A little slice of Utopia tucked away in West Auckland - Herald Homes


With travel and adventures to be had, Sandy and Joan Mill couldn't settle for long in a conventional city life. And their home on a large lifestyle property in Oratia with a spectacular panorama back to Auckland and the upper harbour is anything but ordinary.

Joan was gifted the property and its little cottage by her father in 1958, before going on her OE to England, where she got together with Kiwi architect Sandy.

On their return in 1960, they married and moved into the cottage, which was built in 1941. Three children and 10 years later, they headed off in 1970 to England again.

Then they bought a boat and sailed back to New Zealand and life in the cottage. "It was a life changing experience for all us," says daughter Emily.

Later in the 1970s, they realised the cottage was bursting at the seams. So, they cleared nearby land to build a bigger home to Sandy's design, set back at the edge of a flat platform to maximise the views and sun.

At the time, Sandy was working for the Auckland City Council, redeveloping Freemans Bay and building a radical new enclave of townhouses.

He was also inspired by the simple wooden houses of a Utopian project called the Sea Ranch in Northern California.

"I loved the feel of it. It was woody inside with vertical boards and angles. Being an architect, you see buildings going up with timber frames and they look exciting.

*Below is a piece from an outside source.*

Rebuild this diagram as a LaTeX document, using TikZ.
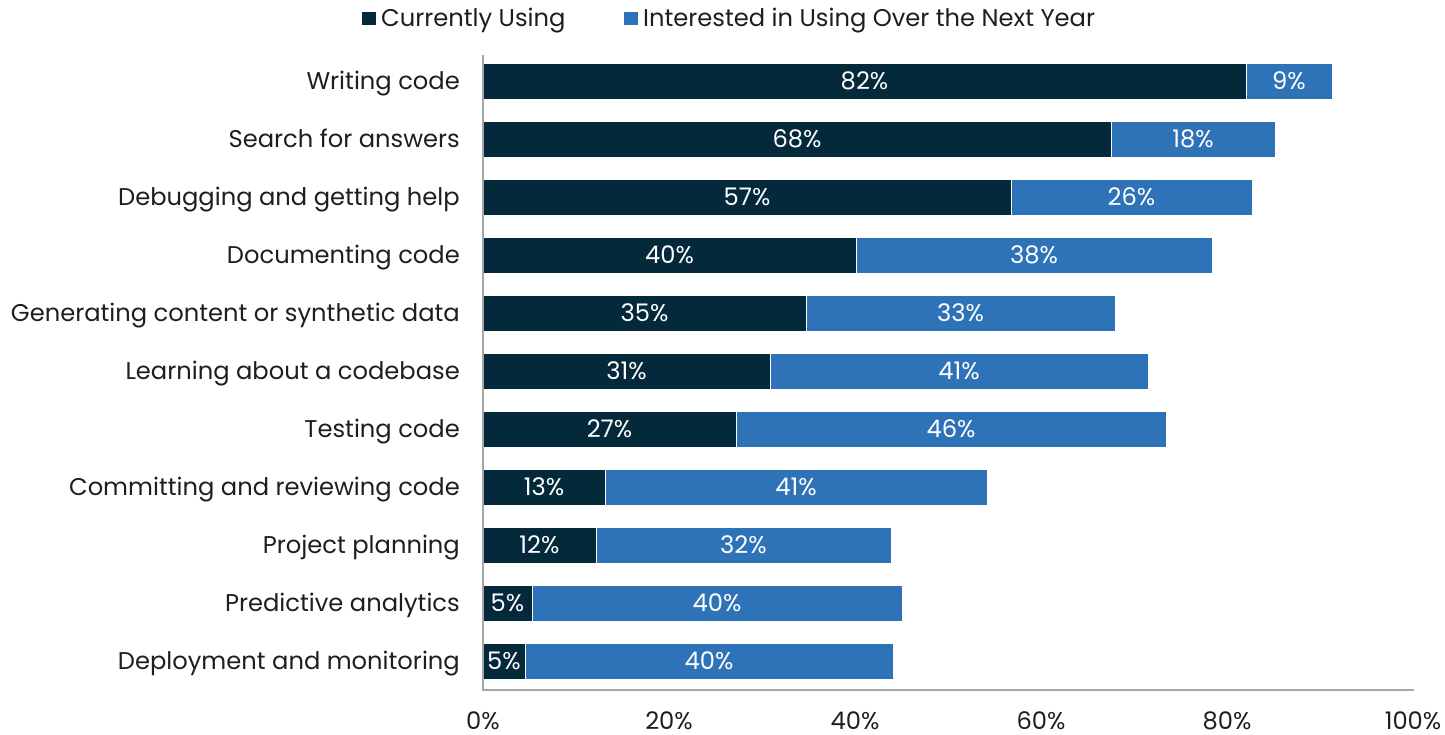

"Then they cover it up with gib board on top. We wanted to keep the timber effect inside. 
So, we developed a system of building panels and lifting them up.

"They sandwiched two layers of pine tongue-and-groove with polystyrene slab insulation in between.

"At the time, it was an insulation innovation," says Sandy, who won an environmental merit award for the project.

Sandy and Joan built the home themselves and moved in in 1976. Emily remembers carrying beds across the lawn to her shared downstairs bedroom.

It was part of an open-plan area with partitions that separated the three children. Emily and her sister Charlotte's beds were tucked into a spacious cave-like area above with desks below, while their brother Daniel slept in a loft with his own living space underneath.

The partitions have since been removed and the area is the ideal office or gym, with large double garaging and a workshop next door connected via a second set of stairs to the laundry/scullery.

Their parents embraced the views above the living area in a beautiful light-filled suite.

With its tall ceiling and raw timber walls, the open plan living area feels particularly voluminous. It has an updated kitchen/dining room in the middle with an office at one end and the sitting area, warmed by a big open fire, at the other.

Just like the Sea Ranch project, the Mills' home feels as modern today as it was when it was built.

Emily says the property provided a magical lifestyle for the family and for her own children when they returned here as well.

She remembers building huts in the native forest and catching eels in the creek which borders the regional park next door.

Joan and Sandy continued to travel when the children left home. They rented out the cottage and the larger house whenever they went away. But now the property is too large.

"Things just keep growing, which requires work," says Joan. So, they're finally slowing down and moving to a dwelling on Emily's lifestyle property in Coatesville.